Les touristes européens profitent malgré eux d’une conjoncture extrêmement intéressante pour l’euro. Le recul de la livre donne un pouvoir d’achat presque indécent aux européens. En Turquie, les hôtels de luxe, les restaurants recherchés, deviennent subitement très accessibles.  Ce n’est pas la gratuité totale, mais pas loin. Citons seulement un hôtel 5 étoiles disponible pour 60 euros…

 

Volatilité en hausse

La volatilité de la livre turque n’est pas prête de diminuer. C’est donc une véritable crise du change qui frappe non seulement la Turquie mais également les pays émergents. Selon certains observateurs, la banque centrale du pays devrait relever son taux directeur pour protéger sa devise, mais elle ne le fait pas. Malgré un prêt de 15 milliards venant du Qatar, la crise turque est loin de voir la fin du tunnel.

 

L’effet d’engrenage

Dans ce contexte, la Turquie n’est pas la seule à faire les frais du durcissement américain. Des analystes prévoient que l’Afrique du Sud et le Brésil pourraient bientôt tomber dans le piège de la crise monétaire. D’autres pays comme l’Indonésie et les Philippines, déjà très déficitaires, pourraient également subir très durement les répercussions du malaise d’Ankara.

 

La robustesse russe

Même si le rouble n’a pas été épargné par les troubles turques, la Russie semble très solide au regard de son potentiel exportateur de pétrole. Elle détient également de bonnes réserves de change qui lui permettront, en cas de coup dur, de résister sereinement.

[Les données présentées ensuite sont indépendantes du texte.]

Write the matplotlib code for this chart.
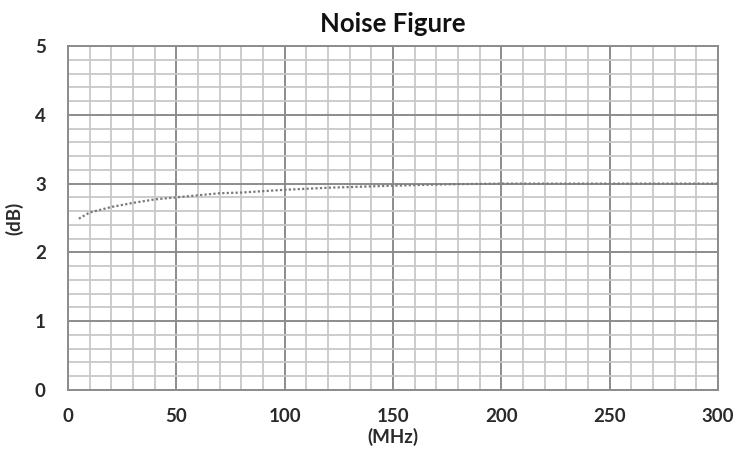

D’ailleurs, les actions russes continuent de figurer dans la sélection des placements à privilégier pour le second trimestre 2018.

 

Une Europe protégée

Les spécialistes s’accordent pour reconnaître que la crise monétaire turque n’aura que peu d’impact sur l’économie mondiale. Sans doute parce que la Turquie est un acteur mineur sur le marché économique mondial, représentant moins de 1% du PIB mondial et à peine 2,8% de la zone euro. D’autre part, la relation des banques européennes avec la Turquie n’est pas suffisamment florissante pour menacer l’équilibre européen. Les risques ne sont pas inexistants mais restent minimes, du moins au regard de la Banque centrale européenne. Seules les banques espagnoles sont plus franchement concernées, tout en sachant que leurs prêts à la Turquie représentent moins de 5%. Quant à L’Italie, elle reste en dessous des 2% concernant les prêts turcs.